Third Battle of Ypres

This was a campaign fought between July and November 1917 and is often referred to as the Battle of Passchendaele, a village to the north-east of Ypres which was finally captured in November. It was an attempt by the British to break out of the Ypres salient and capture the higher ground to the south and the east from which the enemy had been able to dominate the salient. It began well but two important factors weighed against them. First was the weather. The summer of 1917 turned out to be one of the the wettest on record and soon the battlefield was reduced to a morass of mud which made progress very difficult, if not impossible in places. The second was the defensive arrangements of concrete blockhouses and machine gun posts providing inter-locking fire that the Germans had constructed and which were extremely difficult and costly to counter.

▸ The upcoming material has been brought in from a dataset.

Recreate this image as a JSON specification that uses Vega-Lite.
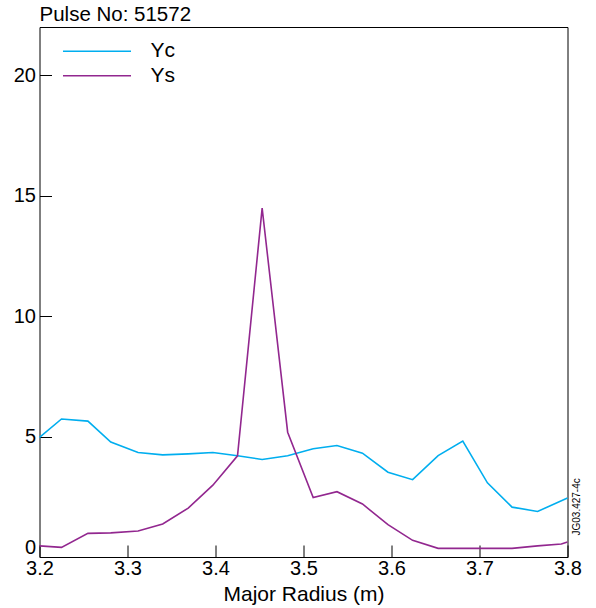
{
  "$schema": "https://vega.github.io/schema/vega-lite/v6.json",
  "width": 528,
  "height": 530,
  "autosize": {"type": "none"},
  "padding": {"left": 39.5, "top": 27, "right": 28.5, "bottom": 51},
  "title": {"text": "Pulse No: 51572", "anchor": "start", "frame": "group", "fontSize": 20.5, "fontWeight": "normal", "font": "Liberation Sans", "color": "#000", "offset": 2},
  "config": {
    "font": "Liberation Sans",
    "view": {"stroke": "#000", "strokeWidth": 1},
    "axis": {"grid": false, "domain": false}
  },
  "data": {"values": [
    {"r": 3.200, "v": 4.97, "s": "Yc"},
    {"r": 3.225, "v": 5.73, "s": "Yc"},
    {"r": 3.255, "v": 5.64, "s": "Yc"},
    {"r": 3.281, "v": 4.77, "s": "Yc"},
    {"r": 3.312, "v": 4.34, "s": "Yc"},
    {"r": 3.340, "v": 4.24, "s": "Yc"},
    {"r": 3.369, "v": 4.28, "s": "Yc"},
    {"r": 3.397, "v": 4.34, "s": "Yc"},
    {"r": 3.425, "v": 4.20, "s": "Yc"},
    {"r": 3.453, "v": 4.05, "s": "Yc"},
    {"r": 3.482, "v": 4.20, "s": "Yc"},
    {"r": 3.511, "v": 4.49, "s": "Yc"},
    {"r": 3.538, "v": 4.63, "s": "Yc"},
    {"r": 3.567, "v": 4.31, "s": "Yc"},
    {"r": 3.596, "v": 3.52, "s": "Yc"},
    {"r": 3.624, "v": 3.21, "s": "Yc"},
    {"r": 3.653, "v": 4.21, "s": "Yc"},
    {"r": 3.681, "v": 4.81, "s": "Yc"},
    {"r": 3.709, "v": 3.08, "s": "Yc"},
    {"r": 3.737, "v": 2.07, "s": "Yc"},
    {"r": 3.766, "v": 1.89, "s": "Yc"},
    {"r": 3.800, "v": 2.45, "s": "Yc"},
    {"r": 3.200, "v": 0.46, "s": "Ys"},
    {"r": 3.225, "v": 0.40, "s": "Ys"},
    {"r": 3.255, "v": 0.98, "s": "Ys"},
    {"r": 3.281, "v": 1.00, "s": "Ys"},
    {"r": 3.312, "v": 1.08, "s": "Ys"},
    {"r": 3.340, "v": 1.37, "s": "Ys"},
    {"r": 3.369, "v": 2.03, "s": "Ys"},
    {"r": 3.397, "v": 2.98, "s": "Ys"},
    {"r": 3.425, "v": 4.20, "s": "Ys"},
    {"r": 3.453, "v": 14.48, "s": "Ys"},
    {"r": 3.482, "v": 5.18, "s": "Ys"},
    {"r": 3.511, "v": 2.47, "s": "Ys"},
    {"r": 3.538, "v": 2.71, "s": "Ys"},
    {"r": 3.567, "v": 2.20, "s": "Ys"},
    {"r": 3.596, "v": 1.34, "s": "Ys"},
    {"r": 3.624, "v": 0.69, "s": "Ys"},
    {"r": 3.653, "v": 0.36, "s": "Ys"},
    {"r": 3.681, "v": 0.36, "s": "Ys"},
    {"r": 3.709, "v": 0.36, "s": "Ys"},
    {"r": 3.737, "v": 0.36, "s": "Ys"},
    {"r": 3.766, "v": 0.46, "s": "Ys"},
    {"r": 3.793, "v": 0.54, "s": "Ys"},
    {"r": 3.800, "v": 0.62, "s": "Ys"}
  ]},
  "layer": [
    {
      "mark": {"type": "line", "strokeWidth": 1.6},
      "encoding": {
        "x": {"field": "r", "type": "quantitative",
          "scale": {"domain": [3.2, 3.8], "nice": false, "zero": false},
          "axis": {"values": [3.2, 3.3, 3.4, 3.5, 3.6, 3.7, 3.8], "format": ".1f", "title": "Major Radius (m)",
            "tickSize": -12, "labelPadding": 13, "labelFontSize": 20, "titleFontSize": 21, "titleFontWeight": "normal",
            "titlePadding": 5, "tickColor": "#000", "labelColor": "#000", "titleColor": "#000", "labelFlush": false}},
        "y": {"field": "v", "type": "quantitative",
          "scale": {"domain": [0, 22], "nice": false},
          "axis": {"values": [0, 5, 10, 15, 20], "title": null, "tickSize": -12, "labelPadding": 16,
            "labelFontSize": 20, "tickColor": "#000", "labelColor": "#000", "labelFlush": true}},
        "color": {"field": "s", "type": "nominal",
          "scale": {"domain": ["Yc", "Ys"], "range": ["#00aeef", "#92278f"]},
          "legend": {"title": null, "orient": "none", "legendX": 45, "legendY": 11.7, "symbolType": "M-3,0H3",
            "symbolSize": 514, "symbolStrokeWidth": 1.6, "labelFontSize": 21, "labelOffset": 41, "rowPadding": 1.6,
            "padding": 0, "labelColor": "#000"}}
      }
    },
    {
      "mark": {"type": "line", "opacity": 0},
      "encoding": {
        "x": {"field": "r", "type": "quantitative"},
        "y": {"field": "v", "type": "quantitative",
          "axis": {"orient": "right", "title": "JG03.427-4c", "titleAngle": 270, "titleX": 9, "titleY": 508,
            "titleAlign": "left", "titleBaseline": "middle",
            "labels": false, "ticks": false, "domain": false, "titleFontSize": 10, "titleFontWeight": "normal",
            "titleColor": "#000"}},
        "detail": {"field": "s"}
      }
    }
  ],
  "resolve": {"axis": {"y": "independent"}}
}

For 4 months this epic struggle continued by the end of which the salient had been greatly expanded in size but the vital break out had not been achieved.

56th Division arrived at Ypres during the first week of August, 1917, to take part in the next offensive due to be launched in the middle of the month. 3rd London of 167 Brigade left Chateau Segard at 6pm on 12th August and relieved 75 Brigade in front line. Because of the nature of the ground after all the rain and the pitch blackness of the night, the relief was a difficult one and lasted well into the next day. At dawn on the 14th August the enemy put down a heavy artillery barrage on the right front of 3rd London, and then rushed two of the battalion’s posts, causing a number of casualties. The shelling was kept up throughout the rest of the day but that evening, after they had re-established their front line on the right, they were relieved and, with the exception of A Company who had to wait another 24 hours for their relief, moved back to Halfway House for a rest. It was a short rest however because on the following day, 15th August, they moved up to their assembly trenches for a renewal of the offensive on the following day, the Battle of Langemarck. From 12th-15th August, 3rd London had to contend with German shell fire, often heavy, and as a reult they sustained a number of casualties. One of these was William Baysting who was killed on 13th August.